Piccola posta

La smisurata suberbia degli ignoranti

Adriano Sofri

Non capire le cose per molti non è più imbarazzante e anzi è quasi un vanto. Rileggere Dostoevskij 

Giusta è l’osservazione fatta da uno scrittore ancora un anno fa, che la incomprensione di un certo genere di cose si riteneva prima una vergogna perché testimoniava direttamente della ottusità del soggetto, della sua ignoranza, dell’insufficiente sviluppo della sua mente e del suo cuore, della debolezza delle sue capacità intellettuali. Adesso invece la frase: “Io non lo capisco”, viene pronunziata quasi con superbia, per lo meno con solennità.
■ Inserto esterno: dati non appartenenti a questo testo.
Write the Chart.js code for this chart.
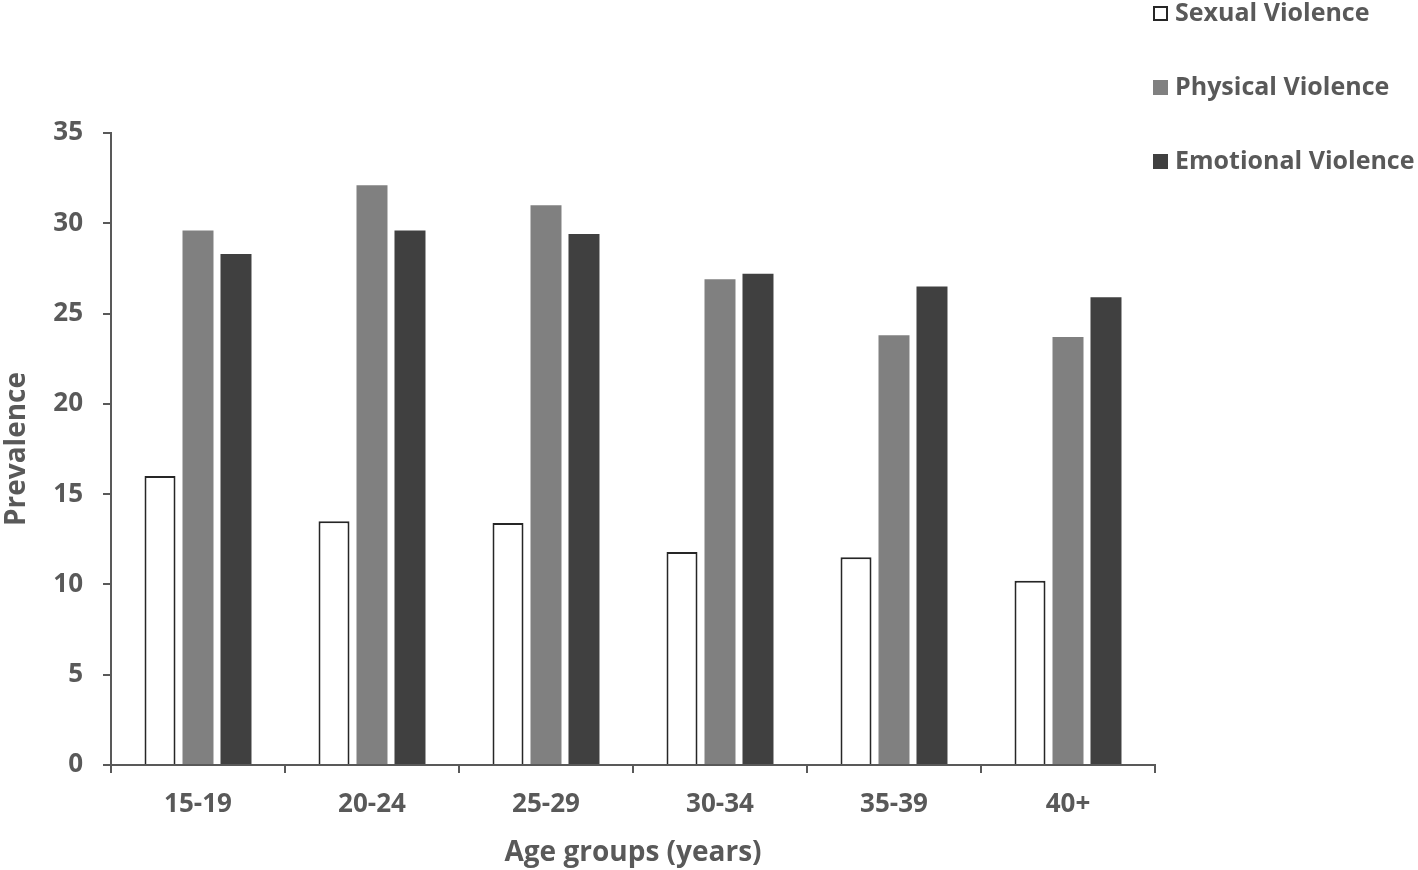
<!DOCTYPE html>
<html>
<head>
<meta charset="utf-8">
<script src="https://cdn.jsdelivr.net/npm/chart.js@4"></script>
<style>
  body { margin: 0; background: #fff; }
  #wrap { position: relative; width: 1418px; height: 870px; }
  #legend { position: absolute; left: 1153px; top: -6px; font: bold 25px "Open Sans", sans-serif; color: #595959; }
  #legend div { height: 74px; display: flex; align-items: flex-start; white-space: nowrap; }
  #legend span.box { display: inline-block; width: 15px; height: 15px; margin: 12px 7px 0 0; box-sizing: border-box; }
</style>
</head>
<body>
<div id="wrap">
  <canvas id="grafico"></canvas>
  <div id="legend"></div>
</div>
<script>
const ageGroups = ['15-19', '20-24', '25-29', '30-34', '35-39', '40+'];
const sexualViolence = [16.0, 13.5, 13.4, 11.8, 11.5, 10.2];
const physicalViolence = [29.6, 32.1, 31.0, 26.9, 23.8, 23.7];
const emotionalViolence = [28.3, 29.6, 29.4, 27.2, 26.5, 25.9];
const yTicks = [0, 5, 10, 15, 20, 25, 30, 35];

const grey = '#595959';
const font = { family: '"Open Sans", sans-serif', size: 26, weight: 'bold' };
const titleFont = { family: '"Open Sans", sans-serif', size: 28, weight: 'bold' };

const series = [
  { label: 'Sexual Violence', data: sexualViolence, backgroundColor: '#ffffff', borderColor: '#262626', borderWidth: 2 },
  { label: 'Physical Violence', data: physicalViolence, backgroundColor: '#808080', borderColor: '#808080', borderWidth: 0 },
  { label: 'Emotional Violence', data: emotionalViolence, backgroundColor: '#404040', borderColor: '#404040', borderWidth: 0 }
];

const ctx = document.getElementById('grafico').getContext('2d');

new Chart(ctx, {
  type: 'bar',
  data: {
    labels: ageGroups,
    datasets: series.map(s => Object.assign({
      categoryPercentage: 0.655,
      barPercentage: 0.816,
      borderSkipped: 'bottom'
    }, s))
  },
  options: {
    responsive: true,
    maintainAspectRatio: false,
    animation: false,
    layout: { padding: { top: 133, right: 263, left: 0, bottom: 0 } },
    plugins: {
      legend: { display: false },
      tooltip: { enabled: false }
    },
    scales: {
      x: {
        grid: { drawOnChartArea: false, drawTicks: true, tickLength: 8, color: grey, lineWidth: 2, offset: true },
        border: { color: grey, width: 2 },
        ticks: { color: grey, font: font, padding: 16 },
        title: { display: true, text: 'Age groups (years)', color: grey, font: titleFont, padding: 0 },
        afterFit: function(scale) { scale.height = 105; }
      },
      y: {
        min: 0,
        max: 35,
        afterBuildTicks: function(scale) { scale.ticks = yTicks.map(v => ({ value: v })); },
        grid: { drawOnChartArea: false, drawTicks: true, tickLength: 8, color: grey, lineWidth: 2 },
        border: { color: grey, width: 2 },
        ticks: { color: grey, font: font, padding: 20 },
        title: { display: true, text: 'Prevalence', color: grey, font: titleFont, padding: 0 },
        afterFit: function(scale) { scale.width = 111; }
      }
    }
  }
});

const legendEl = document.getElementById('legend');
series.forEach(s => {
  const row = document.createElement('div');
  const box = document.createElement('span');
  box.className = 'box';
  box.style.background = s.backgroundColor;
  if (s.borderWidth) box.style.border = s.borderWidth + 'px solid ' + s.borderColor;
  const txt = document.createElement('span');
  txt.textContent = s.label;
  row.appendChild(box);
  row.appendChild(txt);
  legendEl.appendChild(row);
});
</script>
</body>
</html>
Come se uno con questa frase salisse subito sopra un piedistallo agli occhi degli ascoltatori e, quel che è più comico, anche ai propri occhi, senza vergognarsi. Adesso le parole: “Io non capisco nulla di Raffaello”, oppure “Ho letto a bella posta tutto Shakespeare e confesso di non avervi trovato niente di speciale”, queste parole adesso possono essere prese non soltanto come segno di una mente profonda, ma perfino come qualche cosa di lodevole, quasi come un’azione morale. La superbia degli ignoranti è divenuta davvero smisurata. (Fëdor Michajlovič Dostoevskij, 1876).